#### Exercise
Leaving out all pictures, please print only the lines from the one containing "What matplotlib code" through the one containing "133, 143, 143]".

#### Information provided
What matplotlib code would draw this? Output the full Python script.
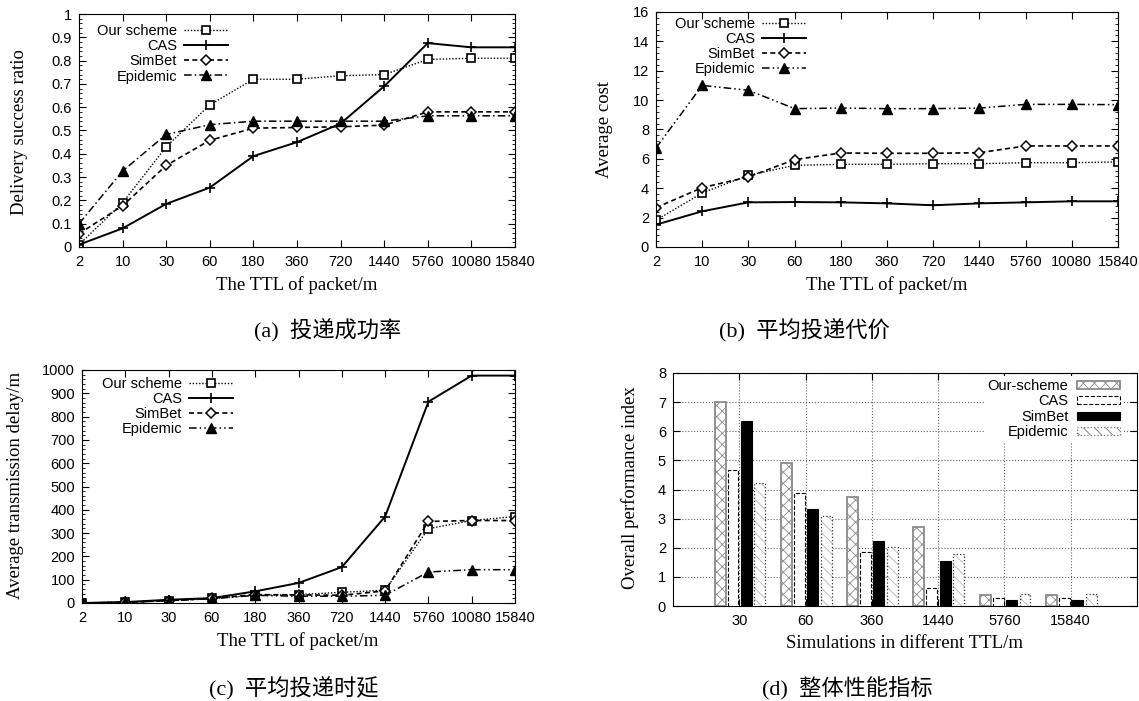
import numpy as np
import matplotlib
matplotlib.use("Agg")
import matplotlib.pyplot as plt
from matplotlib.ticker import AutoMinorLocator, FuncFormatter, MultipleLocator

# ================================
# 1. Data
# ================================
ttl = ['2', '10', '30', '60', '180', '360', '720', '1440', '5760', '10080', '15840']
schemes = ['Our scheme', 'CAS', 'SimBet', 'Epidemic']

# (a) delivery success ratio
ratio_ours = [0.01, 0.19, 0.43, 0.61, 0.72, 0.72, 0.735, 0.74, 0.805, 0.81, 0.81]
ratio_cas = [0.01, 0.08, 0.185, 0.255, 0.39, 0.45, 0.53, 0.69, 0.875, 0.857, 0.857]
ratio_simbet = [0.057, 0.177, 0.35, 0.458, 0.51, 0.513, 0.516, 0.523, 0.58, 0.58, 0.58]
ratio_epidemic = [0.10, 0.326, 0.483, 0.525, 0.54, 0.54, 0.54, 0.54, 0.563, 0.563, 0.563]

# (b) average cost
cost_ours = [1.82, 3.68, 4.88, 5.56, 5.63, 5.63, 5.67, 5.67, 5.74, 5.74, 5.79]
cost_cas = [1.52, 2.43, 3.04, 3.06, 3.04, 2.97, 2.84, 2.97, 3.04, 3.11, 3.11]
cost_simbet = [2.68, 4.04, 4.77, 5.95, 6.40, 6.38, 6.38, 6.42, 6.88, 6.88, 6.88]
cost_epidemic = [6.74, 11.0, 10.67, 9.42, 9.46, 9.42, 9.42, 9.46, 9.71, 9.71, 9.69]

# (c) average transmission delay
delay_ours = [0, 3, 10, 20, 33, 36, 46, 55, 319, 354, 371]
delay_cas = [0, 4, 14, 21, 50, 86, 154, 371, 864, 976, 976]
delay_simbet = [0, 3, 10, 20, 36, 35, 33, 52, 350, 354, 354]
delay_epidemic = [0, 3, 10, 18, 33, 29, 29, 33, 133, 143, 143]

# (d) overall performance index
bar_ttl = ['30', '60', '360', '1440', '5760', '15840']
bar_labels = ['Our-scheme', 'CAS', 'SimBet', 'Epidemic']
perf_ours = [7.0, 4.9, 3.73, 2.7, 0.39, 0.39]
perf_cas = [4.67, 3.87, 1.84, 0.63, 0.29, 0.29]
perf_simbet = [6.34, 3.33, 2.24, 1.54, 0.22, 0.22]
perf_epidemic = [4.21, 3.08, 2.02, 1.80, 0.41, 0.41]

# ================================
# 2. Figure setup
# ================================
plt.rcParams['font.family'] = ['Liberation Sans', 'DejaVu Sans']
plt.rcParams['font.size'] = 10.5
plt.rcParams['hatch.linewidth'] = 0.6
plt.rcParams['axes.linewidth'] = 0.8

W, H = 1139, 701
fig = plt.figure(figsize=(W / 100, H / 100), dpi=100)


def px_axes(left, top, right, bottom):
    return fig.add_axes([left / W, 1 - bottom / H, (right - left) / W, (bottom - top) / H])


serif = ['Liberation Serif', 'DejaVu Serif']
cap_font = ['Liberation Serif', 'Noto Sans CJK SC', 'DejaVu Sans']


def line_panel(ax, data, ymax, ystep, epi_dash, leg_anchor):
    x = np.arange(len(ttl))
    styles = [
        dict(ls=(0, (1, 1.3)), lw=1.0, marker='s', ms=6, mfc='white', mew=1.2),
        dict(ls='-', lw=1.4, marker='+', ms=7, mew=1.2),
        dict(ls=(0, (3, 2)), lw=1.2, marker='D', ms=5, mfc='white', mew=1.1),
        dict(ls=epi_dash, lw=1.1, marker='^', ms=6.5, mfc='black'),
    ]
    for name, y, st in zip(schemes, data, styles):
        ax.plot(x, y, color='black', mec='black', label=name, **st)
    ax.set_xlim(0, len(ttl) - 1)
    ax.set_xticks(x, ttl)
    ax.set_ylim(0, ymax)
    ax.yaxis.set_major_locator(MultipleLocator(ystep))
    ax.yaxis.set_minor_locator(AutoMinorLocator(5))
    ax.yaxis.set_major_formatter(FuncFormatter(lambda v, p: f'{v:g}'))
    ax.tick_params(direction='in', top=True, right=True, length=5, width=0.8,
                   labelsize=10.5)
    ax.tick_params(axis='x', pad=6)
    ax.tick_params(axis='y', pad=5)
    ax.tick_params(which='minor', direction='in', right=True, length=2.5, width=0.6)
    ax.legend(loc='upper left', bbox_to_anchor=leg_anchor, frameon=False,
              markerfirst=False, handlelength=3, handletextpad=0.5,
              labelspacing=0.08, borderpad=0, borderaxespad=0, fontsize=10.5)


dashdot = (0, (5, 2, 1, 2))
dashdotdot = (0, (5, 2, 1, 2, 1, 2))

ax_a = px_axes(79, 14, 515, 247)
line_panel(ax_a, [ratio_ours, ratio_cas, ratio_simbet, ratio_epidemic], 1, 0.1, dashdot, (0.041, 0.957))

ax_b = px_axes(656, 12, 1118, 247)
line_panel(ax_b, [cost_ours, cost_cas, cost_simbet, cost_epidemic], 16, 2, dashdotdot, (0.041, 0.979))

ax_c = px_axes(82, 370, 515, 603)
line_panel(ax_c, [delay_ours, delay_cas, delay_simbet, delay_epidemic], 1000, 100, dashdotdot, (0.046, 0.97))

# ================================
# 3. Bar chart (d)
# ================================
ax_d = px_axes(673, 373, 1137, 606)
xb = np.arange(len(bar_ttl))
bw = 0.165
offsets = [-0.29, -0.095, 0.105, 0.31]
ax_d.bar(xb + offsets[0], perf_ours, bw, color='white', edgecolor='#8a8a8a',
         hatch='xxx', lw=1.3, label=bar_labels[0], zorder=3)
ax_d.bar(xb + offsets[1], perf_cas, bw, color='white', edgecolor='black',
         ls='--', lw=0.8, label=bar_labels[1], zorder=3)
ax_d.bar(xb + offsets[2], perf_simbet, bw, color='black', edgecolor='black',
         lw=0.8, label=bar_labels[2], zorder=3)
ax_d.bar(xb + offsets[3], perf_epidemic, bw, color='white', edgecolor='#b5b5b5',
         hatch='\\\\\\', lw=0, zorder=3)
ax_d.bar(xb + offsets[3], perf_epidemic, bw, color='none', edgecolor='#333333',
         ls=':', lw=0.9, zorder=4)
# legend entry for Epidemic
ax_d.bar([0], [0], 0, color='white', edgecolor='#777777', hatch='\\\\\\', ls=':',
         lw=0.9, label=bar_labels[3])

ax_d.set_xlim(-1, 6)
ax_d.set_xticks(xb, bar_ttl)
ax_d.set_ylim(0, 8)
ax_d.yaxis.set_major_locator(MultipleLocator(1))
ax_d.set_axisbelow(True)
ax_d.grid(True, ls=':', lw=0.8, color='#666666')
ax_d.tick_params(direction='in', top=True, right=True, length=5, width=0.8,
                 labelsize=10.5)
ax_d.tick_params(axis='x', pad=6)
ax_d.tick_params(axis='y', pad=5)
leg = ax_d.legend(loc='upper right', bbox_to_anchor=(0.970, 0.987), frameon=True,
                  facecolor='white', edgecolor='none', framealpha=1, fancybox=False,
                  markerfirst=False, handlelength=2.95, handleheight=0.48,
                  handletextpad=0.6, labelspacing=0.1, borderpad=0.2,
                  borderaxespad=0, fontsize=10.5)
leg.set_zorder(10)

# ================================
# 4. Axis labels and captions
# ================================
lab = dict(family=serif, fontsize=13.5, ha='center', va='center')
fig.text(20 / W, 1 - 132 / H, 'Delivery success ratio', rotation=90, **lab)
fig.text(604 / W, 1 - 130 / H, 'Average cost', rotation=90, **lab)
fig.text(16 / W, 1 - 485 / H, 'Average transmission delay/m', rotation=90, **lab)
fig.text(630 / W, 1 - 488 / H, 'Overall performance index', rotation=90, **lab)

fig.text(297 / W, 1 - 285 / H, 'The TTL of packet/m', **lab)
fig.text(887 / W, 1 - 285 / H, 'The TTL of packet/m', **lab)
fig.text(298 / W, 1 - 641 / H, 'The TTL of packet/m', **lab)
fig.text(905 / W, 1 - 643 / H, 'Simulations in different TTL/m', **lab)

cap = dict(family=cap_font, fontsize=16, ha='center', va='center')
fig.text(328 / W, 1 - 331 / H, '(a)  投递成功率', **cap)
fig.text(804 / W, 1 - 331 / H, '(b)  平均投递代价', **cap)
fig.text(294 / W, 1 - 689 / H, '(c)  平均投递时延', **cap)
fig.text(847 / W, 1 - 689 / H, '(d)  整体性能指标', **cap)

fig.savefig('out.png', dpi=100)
---
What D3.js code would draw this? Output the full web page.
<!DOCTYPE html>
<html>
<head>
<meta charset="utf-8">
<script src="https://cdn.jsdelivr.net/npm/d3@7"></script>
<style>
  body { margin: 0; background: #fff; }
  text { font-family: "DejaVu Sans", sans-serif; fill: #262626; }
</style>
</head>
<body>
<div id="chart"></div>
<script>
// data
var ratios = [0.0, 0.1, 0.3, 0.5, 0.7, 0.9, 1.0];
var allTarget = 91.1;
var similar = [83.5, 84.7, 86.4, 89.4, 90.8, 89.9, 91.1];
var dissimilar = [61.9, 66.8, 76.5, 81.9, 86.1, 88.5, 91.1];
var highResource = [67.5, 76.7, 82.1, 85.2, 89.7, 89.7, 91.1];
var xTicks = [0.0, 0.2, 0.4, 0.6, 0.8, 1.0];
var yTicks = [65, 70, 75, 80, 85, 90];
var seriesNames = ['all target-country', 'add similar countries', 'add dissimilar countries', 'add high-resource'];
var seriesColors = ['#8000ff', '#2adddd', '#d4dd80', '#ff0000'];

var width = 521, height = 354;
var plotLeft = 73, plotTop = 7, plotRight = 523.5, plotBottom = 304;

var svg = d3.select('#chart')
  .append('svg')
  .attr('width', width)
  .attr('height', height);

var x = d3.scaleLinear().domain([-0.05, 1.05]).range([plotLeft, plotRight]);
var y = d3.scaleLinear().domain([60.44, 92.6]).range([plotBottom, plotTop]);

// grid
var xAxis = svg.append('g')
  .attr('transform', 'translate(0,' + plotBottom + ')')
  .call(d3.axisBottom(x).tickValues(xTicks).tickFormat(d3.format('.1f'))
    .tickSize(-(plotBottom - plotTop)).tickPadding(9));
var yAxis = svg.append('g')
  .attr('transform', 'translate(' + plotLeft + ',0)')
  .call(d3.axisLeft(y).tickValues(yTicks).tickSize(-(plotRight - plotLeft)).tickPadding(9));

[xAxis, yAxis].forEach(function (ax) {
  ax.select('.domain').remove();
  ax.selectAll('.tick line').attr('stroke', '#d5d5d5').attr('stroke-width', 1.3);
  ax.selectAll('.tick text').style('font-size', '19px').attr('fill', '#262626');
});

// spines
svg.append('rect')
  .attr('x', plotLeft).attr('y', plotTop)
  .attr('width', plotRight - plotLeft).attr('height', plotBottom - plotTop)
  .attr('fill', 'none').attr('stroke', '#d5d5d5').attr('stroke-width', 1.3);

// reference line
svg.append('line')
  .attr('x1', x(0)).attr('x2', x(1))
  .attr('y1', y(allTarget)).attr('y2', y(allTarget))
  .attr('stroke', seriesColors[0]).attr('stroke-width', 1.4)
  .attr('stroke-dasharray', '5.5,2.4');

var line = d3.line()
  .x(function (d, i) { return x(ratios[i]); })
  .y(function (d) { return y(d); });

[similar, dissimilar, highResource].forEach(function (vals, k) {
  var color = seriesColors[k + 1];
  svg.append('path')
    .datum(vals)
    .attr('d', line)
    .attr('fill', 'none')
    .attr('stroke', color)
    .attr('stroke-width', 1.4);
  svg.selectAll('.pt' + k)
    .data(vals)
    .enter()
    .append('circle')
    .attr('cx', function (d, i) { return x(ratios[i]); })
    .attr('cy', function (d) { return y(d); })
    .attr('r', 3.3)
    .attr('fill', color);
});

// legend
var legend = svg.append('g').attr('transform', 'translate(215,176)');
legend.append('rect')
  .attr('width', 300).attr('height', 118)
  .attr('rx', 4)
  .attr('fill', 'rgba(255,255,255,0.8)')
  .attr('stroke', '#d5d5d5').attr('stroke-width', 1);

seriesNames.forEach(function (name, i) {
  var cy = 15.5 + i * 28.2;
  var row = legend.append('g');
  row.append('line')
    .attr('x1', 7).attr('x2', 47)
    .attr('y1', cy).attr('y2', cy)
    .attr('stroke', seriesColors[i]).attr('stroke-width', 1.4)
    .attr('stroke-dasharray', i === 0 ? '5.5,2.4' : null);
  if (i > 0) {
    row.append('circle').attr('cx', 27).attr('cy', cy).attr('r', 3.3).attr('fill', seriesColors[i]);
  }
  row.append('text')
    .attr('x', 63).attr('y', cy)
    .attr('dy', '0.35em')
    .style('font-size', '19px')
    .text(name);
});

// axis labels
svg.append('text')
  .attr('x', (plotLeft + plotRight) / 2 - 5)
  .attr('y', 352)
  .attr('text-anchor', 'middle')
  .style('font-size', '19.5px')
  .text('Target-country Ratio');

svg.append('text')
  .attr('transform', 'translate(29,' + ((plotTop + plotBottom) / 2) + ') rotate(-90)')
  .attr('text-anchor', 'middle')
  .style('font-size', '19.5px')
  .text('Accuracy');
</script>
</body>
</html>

#### Finished task
What matplotlib code would draw this? Output the full Python script.
import numpy as np
import matplotlib
matplotlib.use("Agg")
import matplotlib.pyplot as plt
from matplotlib.ticker import AutoMinorLocator, FuncFormatter, MultipleLocator

# ================================
# 1. Data
# ================================
ttl = ['2', '10', '30', '60', '180', '360', '720', '1440', '5760', '10080', '15840']
schemes = ['Our scheme', 'CAS', 'SimBet', 'Epidemic']

# (a) delivery success ratio
ratio_ours = [0.01, 0.19, 0.43, 0.61, 0.72, 0.72, 0.735, 0.74, 0.805, 0.81, 0.81]
ratio_cas = [0.01, 0.08, 0.185, 0.255, 0.39, 0.45, 0.53, 0.69, 0.875, 0.857, 0.857]
ratio_simbet = [0.057, 0.177, 0.35, 0.458, 0.51, 0.513, 0.516, 0.523, 0.58, 0.58, 0.58]
ratio_epidemic = [0.10, 0.326, 0.483, 0.525, 0.54, 0.54, 0.54, 0.54, 0.563, 0.563, 0.563]

# (b) average cost
cost_ours = [1.82, 3.68, 4.88, 5.56, 5.63, 5.63, 5.67, 5.67, 5.74, 5.74, 5.79]
cost_cas = [1.52, 2.43, 3.04, 3.06, 3.04, 2.97, 2.84, 2.97, 3.04, 3.11, 3.11]
cost_simbet = [2.68, 4.04, 4.77, 5.95, 6.40, 6.38, 6.38, 6.42, 6.88, 6.88, 6.88]
cost_epidemic = [6.74, 11.0, 10.67, 9.42, 9.46, 9.42, 9.42, 9.46, 9.71, 9.71, 9.69]

# (c) average transmission delay
delay_ours = [0, 3, 10, 20, 33, 36, 46, 55, 319, 354, 371]
delay_cas = [0, 4, 14, 21, 50, 86, 154, 371, 864, 976, 976]
delay_simbet = [0, 3, 10, 20, 36, 35, 33, 52, 350, 354, 354]
delay_epidemic = [0, 3, 10, 18, 33, 29, 29, 33, 133, 143, 143]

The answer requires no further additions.